Blizz seems to like Liadrin, though, and has given her much more up front story, likely because Blood Knights very much are the prime representation of the Blood Elves’ path to power at any cost transforming into an eventual redemption.

That doesn’t mean Farstriders are not at all important or core to Blood Elves anymore, and before anyone cites things like Silvermoon City guards being jerks to Hunters, realize that is another among many relics of TBC-era storytelling that haven’t caught up to present day story reality.

3 Likes

They’re one of three, alright. Not so sure their numbers are equal nowadays.

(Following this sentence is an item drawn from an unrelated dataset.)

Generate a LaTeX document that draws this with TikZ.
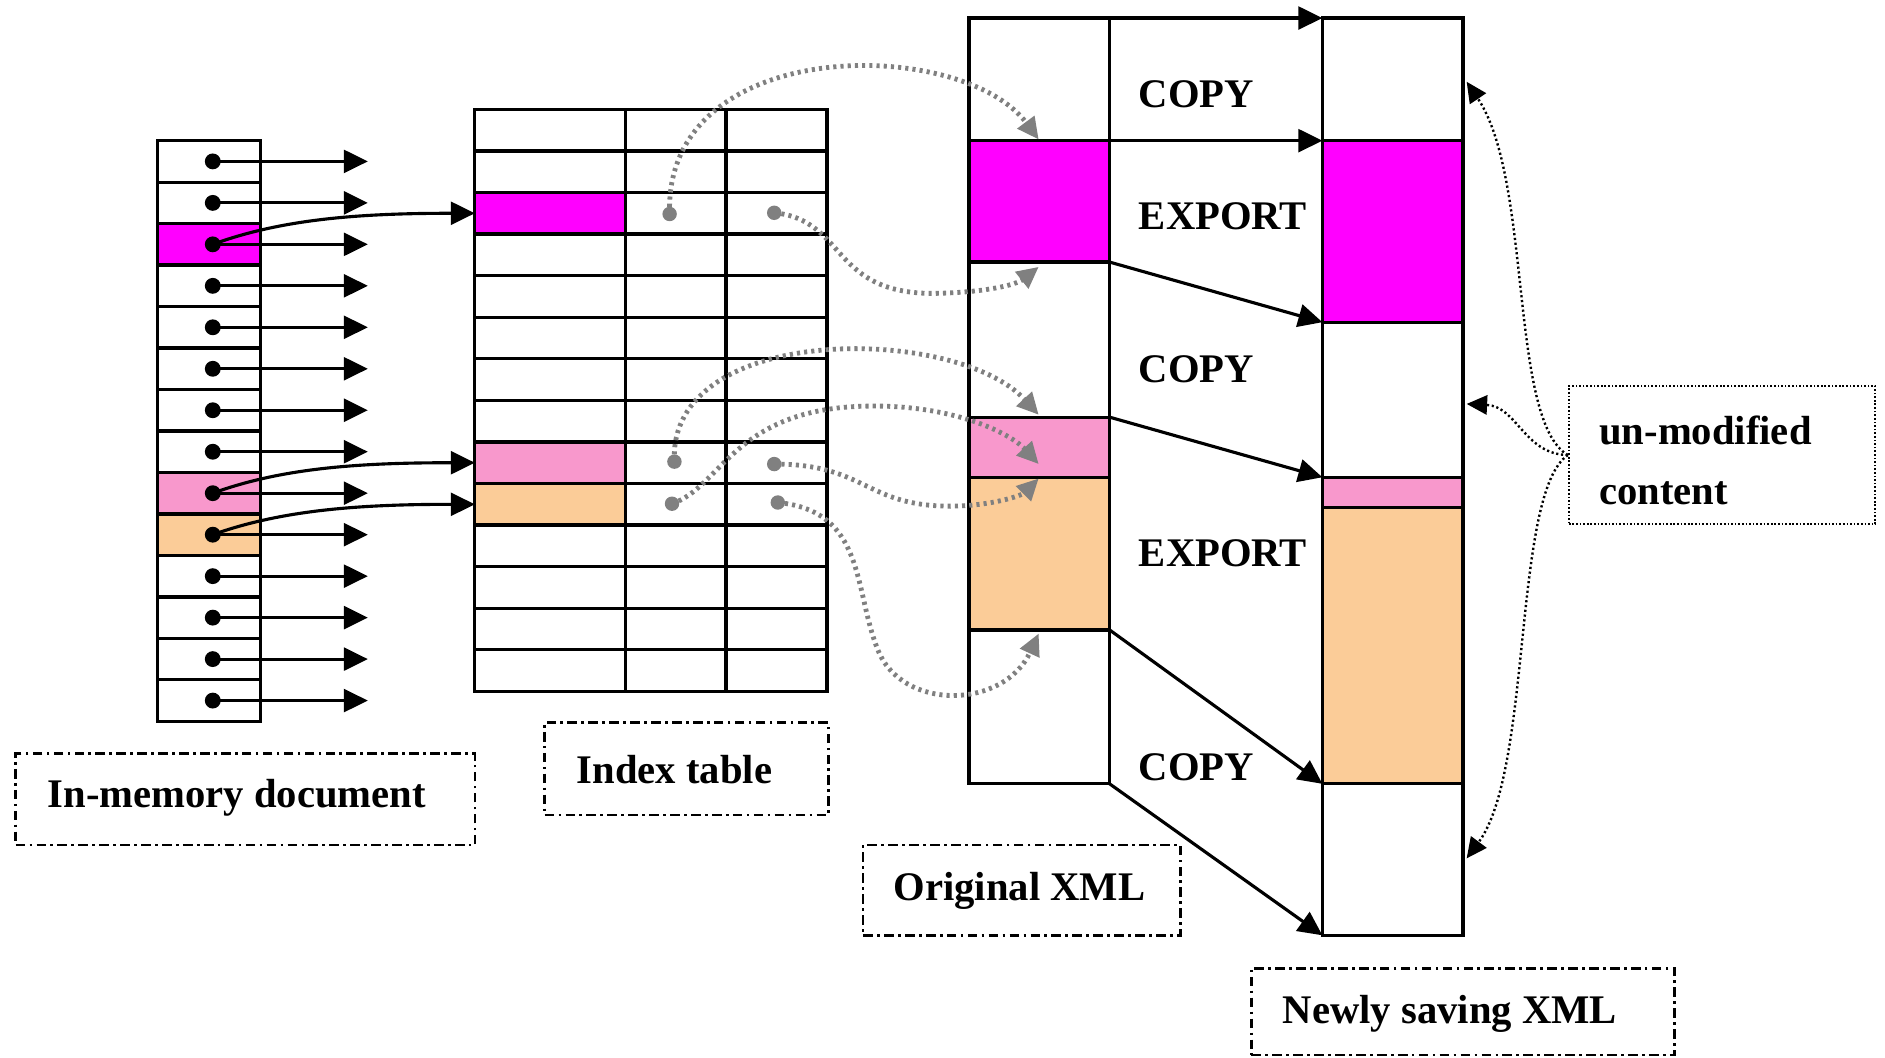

Despite the Farstriders’ main thing being… well, striding faraway from home, the Island Exploration team is two Mages and a Blood Knight. And I don’t remember seeing them at Arathi.

5 Likes

If thalassians had been made playable in the Alliance, they’d be high elves, not blood elves. Blizzard retconned pre-TBC blood elves to make them playable.

All Alliance-aligned thalassians pre-TBC were high elves.

6 Likes

I’d disagree.

Blood Elves were already a thing during Frozen Throne. However, if they were an Alliance playable race, perhaps there wouldn’t be a need for a distinction between High Elves, since they would both serve the Alliance. The moral greyness would be lessened, as the High Elves would try and teach the Blood Elves how to fight off magic addiction, and perhaps the two peoples would assimilate

2 Likes

Blood elves were being set up for a villain race. Even back in TFT Kil’jaeden had shown interest in Kael.

All Alliance elves in vanilla were high elves, and most blood elves were enemies for both factions.

Blood elves back then fed off demons.

I bet high elves would be constantly tempted to turn blood elf in the old lore, and that would be their theme: not trusted by allies, having to deal with addiction while tempted to join their radical brethren.

But everything was changed when Blizzard decided to make blood elves a Horde race.